Accurately representing medieval texts with digital fonts

When working with medieval texts (e.g. from the 14^th century) written in e.g. German there are certain characters or ligatures that cannot be represented with most digital fonts. One of the simpler examples of those characters are predecessors of today’s German umlauts like „ü“. In 14^th century texts you find those written as „uͤ“. During transcription you could simply represent them with „ue“ or „u^e“. While this works some of the characteristics of the original are altered or lost.

Unicode blocks

Some of the simpler characters like the example above are part of Unicode, for others the Medieval Unicode Font Initiative (MUFI) strives to represent and encode characters and ligatures that are not yet part of the standard and puts them into Private Use Areas (PUAs). There are special fonts that support MUFI subsets. For our simple example we can turn to Combining Diacritical Marks, a code block which is part of Unicode. This basically combines two Unicode codepoints on top of each other. For example „uͤ“ can be represented using U+0364 and the letter „u“. However, mainstream digital fonts often do not support this code block, because it is used rather rarely.

Suitable Fonts

To find a suitable font you can e.g. turn to SIL (originally Summer Institute of Linguistics), which are also known for their similarly named open font license (OFL). They have created and maintain fonts that support a wide range of languages and characters. One of those fonts is Charis SIL, a serif font for Latin and Cyrillic scripts. I use that one to represent medieval transcripts in print-ready or PDF documents by typesetting it with XeTeX and LaTeX (xelatex).

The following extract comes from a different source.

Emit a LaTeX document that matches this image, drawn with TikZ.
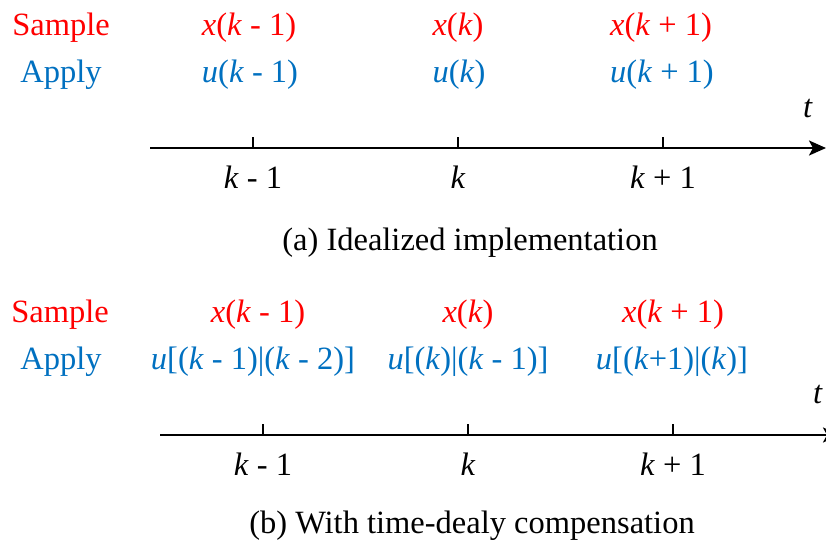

For the web a serif font – at least in my opinion – works less well. A sans-serif alternative to Charis SIL is Andika (also from SIL). The text you are currently reading is typeset in that font (as of 2024). Nowadays web fonts are usually represented in the Web Open Font Format (WOFF or WOFF2, the latter offering better compression). They should be as small as possible so that a) (mobile) clients do not need to download a lot of data for font rendering and b) the browser loads the font fast enough so that there is no font change because the initial download takes too long and the browser has rendered the text in a standard font already.

While download speeds are reasonable fast nowadays it is still a good idea to strive for small font file sizes. Unfortunately, being able to render a lot of different characters also means larger download sizes. Andika Regular takes 391 KB in the WOFF and 259 KB in the WOFF2 variant. This does not sound like it is much but other fonts usually are up to 10x smaller (mostly smaller than 100 KB).

Font Subsetting

One way to mitigate this problem is to know which characters you might need by investigating the use cases of the font e.g. in which language and script something will be written and which special characters will likely be used. Then you can just embed those characters in the font file and with that reduce the file size. This process is known as subsetting.

So how do you do that? My go-to site for all sorts of font related things is Font Squirrel. They also have a web-based webfont generator which is capable of subsetting. With fonts the size of Andika it reaches its capacity limit and strange things like downloads that do not have any font files inside them are happening. When you limit yourself to one font variant (either regular or italic or …) it works better. The next problem seems to appear when choosing „Custom Subsetting“ and trying to enter an Unicode range e.g. for combining diacritical marks. In short I was not able to make it work for me.

Luckily, there are other options without having to resort to more involved methods like Glyphhanger or even pyftsubset. I tried Fontie and it lets you specify Unicode code blocks directly. It also chokes when processing all font variants simultaneously (timeout) but limiting yourself to one variant again works. It looks like that your code block selection is not preserved between subsequent generation runs, but this seems to be only a style problem because if you click into the multiselect field the selection is still there. To inspect the subsetted font files FontDrop! can be used. It neatly displays the font contents and in the „Type Yourself“ feature you can enter text or test characters to see if the relevant glyphs are part of the font.

With that I was able to reduce the file size of Andika Regular to 58 KB for my subset in the WOFF2 variant. This is 4.5 times smaller as the complete file. Nice.